[To do]:
Write out again the entries from the first line to the line that includes "yticks = [-30, -10, 10, 30, 50, 70, 90, 110, 130]", keeping both of those lines.
* start *
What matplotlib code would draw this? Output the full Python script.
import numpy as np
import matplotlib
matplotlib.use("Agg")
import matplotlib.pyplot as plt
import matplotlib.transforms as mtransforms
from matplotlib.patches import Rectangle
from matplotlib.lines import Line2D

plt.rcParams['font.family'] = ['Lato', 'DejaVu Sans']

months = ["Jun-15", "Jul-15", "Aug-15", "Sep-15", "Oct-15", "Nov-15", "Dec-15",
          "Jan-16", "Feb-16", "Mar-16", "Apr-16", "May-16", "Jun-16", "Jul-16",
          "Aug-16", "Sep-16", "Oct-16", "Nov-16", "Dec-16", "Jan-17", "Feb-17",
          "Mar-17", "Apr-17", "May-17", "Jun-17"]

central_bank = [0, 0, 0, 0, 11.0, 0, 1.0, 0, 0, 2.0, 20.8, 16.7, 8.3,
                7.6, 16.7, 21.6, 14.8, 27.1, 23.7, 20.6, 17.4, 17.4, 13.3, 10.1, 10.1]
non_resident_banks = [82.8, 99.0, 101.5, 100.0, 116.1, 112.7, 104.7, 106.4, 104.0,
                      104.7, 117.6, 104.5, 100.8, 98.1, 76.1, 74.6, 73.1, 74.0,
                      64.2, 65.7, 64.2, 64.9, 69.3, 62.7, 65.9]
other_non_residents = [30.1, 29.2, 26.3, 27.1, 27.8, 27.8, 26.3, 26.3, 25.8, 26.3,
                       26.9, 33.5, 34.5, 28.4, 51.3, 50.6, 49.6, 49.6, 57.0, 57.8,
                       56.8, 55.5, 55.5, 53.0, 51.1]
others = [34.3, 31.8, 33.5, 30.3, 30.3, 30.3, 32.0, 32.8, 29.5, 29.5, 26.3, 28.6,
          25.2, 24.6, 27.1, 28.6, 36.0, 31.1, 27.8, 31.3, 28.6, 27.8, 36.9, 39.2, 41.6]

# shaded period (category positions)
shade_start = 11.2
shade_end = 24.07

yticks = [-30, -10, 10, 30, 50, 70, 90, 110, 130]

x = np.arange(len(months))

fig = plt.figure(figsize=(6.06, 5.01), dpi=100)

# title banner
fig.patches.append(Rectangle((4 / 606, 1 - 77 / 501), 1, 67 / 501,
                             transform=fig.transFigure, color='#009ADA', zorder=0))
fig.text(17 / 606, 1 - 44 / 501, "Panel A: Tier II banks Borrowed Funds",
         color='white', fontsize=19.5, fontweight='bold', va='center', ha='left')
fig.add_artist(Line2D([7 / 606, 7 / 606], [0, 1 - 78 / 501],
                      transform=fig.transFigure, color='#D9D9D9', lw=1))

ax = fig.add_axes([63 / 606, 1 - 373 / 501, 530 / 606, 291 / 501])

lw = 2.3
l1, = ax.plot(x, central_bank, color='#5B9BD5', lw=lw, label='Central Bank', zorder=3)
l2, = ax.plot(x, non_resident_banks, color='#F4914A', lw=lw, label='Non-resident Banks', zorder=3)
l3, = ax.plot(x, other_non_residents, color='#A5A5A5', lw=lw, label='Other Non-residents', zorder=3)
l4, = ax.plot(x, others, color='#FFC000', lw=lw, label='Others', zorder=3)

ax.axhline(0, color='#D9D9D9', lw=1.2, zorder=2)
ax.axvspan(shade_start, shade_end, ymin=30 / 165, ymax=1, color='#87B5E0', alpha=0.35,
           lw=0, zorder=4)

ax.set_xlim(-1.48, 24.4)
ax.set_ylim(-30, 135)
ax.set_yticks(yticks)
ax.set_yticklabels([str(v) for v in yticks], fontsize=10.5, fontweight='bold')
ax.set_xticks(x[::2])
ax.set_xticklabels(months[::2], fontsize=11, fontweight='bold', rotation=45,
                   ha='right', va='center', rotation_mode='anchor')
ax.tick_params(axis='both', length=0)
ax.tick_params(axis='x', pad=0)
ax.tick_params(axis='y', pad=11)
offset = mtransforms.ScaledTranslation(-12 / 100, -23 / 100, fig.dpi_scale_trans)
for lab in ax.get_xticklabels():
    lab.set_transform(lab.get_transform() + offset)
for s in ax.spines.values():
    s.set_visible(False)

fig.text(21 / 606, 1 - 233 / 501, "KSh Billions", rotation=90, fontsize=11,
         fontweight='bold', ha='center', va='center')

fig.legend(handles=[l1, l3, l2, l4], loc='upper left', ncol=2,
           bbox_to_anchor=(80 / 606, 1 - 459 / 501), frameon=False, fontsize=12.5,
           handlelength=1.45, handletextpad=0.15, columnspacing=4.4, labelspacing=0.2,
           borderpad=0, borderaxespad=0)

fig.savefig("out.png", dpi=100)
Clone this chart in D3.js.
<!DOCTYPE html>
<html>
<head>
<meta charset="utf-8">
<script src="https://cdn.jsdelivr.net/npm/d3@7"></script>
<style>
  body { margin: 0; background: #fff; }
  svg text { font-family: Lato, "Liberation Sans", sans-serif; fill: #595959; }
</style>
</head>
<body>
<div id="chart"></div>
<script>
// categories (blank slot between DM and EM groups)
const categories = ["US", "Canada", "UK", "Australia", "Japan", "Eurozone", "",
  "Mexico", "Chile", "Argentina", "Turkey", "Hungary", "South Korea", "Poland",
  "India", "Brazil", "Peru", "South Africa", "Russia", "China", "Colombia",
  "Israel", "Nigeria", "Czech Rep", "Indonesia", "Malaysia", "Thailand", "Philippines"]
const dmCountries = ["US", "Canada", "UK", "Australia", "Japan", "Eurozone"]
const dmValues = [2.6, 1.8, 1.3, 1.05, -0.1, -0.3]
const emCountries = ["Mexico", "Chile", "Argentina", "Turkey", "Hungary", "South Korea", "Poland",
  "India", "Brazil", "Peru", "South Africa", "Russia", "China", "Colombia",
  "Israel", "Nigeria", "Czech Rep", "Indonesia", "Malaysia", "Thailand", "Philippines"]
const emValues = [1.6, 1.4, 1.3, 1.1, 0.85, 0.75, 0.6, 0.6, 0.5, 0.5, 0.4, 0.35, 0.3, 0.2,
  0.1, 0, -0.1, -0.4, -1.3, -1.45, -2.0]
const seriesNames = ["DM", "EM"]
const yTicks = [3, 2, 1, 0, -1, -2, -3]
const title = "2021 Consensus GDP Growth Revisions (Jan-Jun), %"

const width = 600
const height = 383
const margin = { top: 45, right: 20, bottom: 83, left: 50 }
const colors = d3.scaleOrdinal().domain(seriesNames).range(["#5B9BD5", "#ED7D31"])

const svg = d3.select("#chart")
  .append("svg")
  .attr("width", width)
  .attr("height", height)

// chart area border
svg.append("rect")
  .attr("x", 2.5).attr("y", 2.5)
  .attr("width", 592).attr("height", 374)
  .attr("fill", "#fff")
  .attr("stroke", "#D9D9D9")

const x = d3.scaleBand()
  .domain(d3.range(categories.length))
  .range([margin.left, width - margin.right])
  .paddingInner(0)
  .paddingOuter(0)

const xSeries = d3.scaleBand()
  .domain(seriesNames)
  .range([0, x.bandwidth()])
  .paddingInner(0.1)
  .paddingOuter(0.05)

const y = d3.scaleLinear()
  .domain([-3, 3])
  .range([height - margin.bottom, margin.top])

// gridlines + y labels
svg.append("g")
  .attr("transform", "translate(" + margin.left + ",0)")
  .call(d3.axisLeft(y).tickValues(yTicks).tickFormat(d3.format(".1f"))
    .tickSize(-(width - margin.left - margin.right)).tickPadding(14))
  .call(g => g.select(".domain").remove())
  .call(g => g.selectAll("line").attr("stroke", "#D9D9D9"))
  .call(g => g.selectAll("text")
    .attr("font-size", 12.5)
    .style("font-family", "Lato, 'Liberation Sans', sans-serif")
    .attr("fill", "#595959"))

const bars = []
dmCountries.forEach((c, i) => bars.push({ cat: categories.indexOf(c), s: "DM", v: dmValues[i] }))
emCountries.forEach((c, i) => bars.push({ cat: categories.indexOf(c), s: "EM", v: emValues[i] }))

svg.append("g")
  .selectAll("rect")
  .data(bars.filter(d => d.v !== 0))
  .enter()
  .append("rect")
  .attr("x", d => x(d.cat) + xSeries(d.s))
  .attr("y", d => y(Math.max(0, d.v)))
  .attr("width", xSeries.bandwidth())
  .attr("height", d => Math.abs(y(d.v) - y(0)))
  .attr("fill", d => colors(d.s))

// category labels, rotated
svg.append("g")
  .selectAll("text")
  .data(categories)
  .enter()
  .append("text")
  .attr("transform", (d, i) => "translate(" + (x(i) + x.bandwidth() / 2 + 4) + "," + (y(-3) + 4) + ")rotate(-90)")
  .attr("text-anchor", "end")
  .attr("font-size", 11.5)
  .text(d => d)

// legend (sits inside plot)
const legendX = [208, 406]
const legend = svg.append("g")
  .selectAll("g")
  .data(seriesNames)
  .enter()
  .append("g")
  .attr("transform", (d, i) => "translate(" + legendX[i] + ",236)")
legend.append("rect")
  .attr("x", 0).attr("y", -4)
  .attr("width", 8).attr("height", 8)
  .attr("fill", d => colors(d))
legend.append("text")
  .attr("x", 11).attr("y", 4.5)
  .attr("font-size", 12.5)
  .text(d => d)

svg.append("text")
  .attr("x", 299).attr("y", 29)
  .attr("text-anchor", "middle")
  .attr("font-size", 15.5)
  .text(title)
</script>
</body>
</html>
* end *
[Problem solution]:
What matplotlib code would draw this? Output the full Python script.
import numpy as np
import matplotlib
matplotlib.use("Agg")
import matplotlib.pyplot as plt
import matplotlib.transforms as mtransforms
from matplotlib.patches import Rectangle
from matplotlib.lines import Line2D

plt.rcParams['font.family'] = ['Lato', 'DejaVu Sans']

months = ["Jun-15", "Jul-15", "Aug-15", "Sep-15", "Oct-15", "Nov-15", "Dec-15",
          "Jan-16", "Feb-16", "Mar-16", "Apr-16", "May-16", "Jun-16", "Jul-16",
          "Aug-16", "Sep-16", "Oct-16", "Nov-16", "Dec-16", "Jan-17", "Feb-17",
          "Mar-17", "Apr-17", "May-17", "Jun-17"]

central_bank = [0, 0, 0, 0, 11.0, 0, 1.0, 0, 0, 2.0, 20.8, 16.7, 8.3,
                7.6, 16.7, 21.6, 14.8, 27.1, 23.7, 20.6, 17.4, 17.4, 13.3, 10.1, 10.1]
non_resident_banks = [82.8, 99.0, 101.5, 100.0, 116.1, 112.7, 104.7, 106.4, 104.0,
                      104.7, 117.6, 104.5, 100.8, 98.1, 76.1, 74.6, 73.1, 74.0,
                      64.2, 65.7, 64.2, 64.9, 69.3, 62.7, 65.9]
other_non_residents = [30.1, 29.2, 26.3, 27.1, 27.8, 27.8, 26.3, 26.3, 25.8, 26.3,
                       26.9, 33.5, 34.5, 28.4, 51.3, 50.6, 49.6, 49.6, 57.0, 57.8,
                       56.8, 55.5, 55.5, 53.0, 51.1]
others = [34.3, 31.8, 33.5, 30.3, 30.3, 30.3, 32.0, 32.8, 29.5, 29.5, 26.3, 28.6,
          25.2, 24.6, 27.1, 28.6, 36.0, 31.1, 27.8, 31.3, 28.6, 27.8, 36.9, 39.2, 41.6]

# shaded period (category positions)
shade_start = 11.2
shade_end = 24.07

yticks = [-30, -10, 10, 30, 50, 70, 90, 110, 130]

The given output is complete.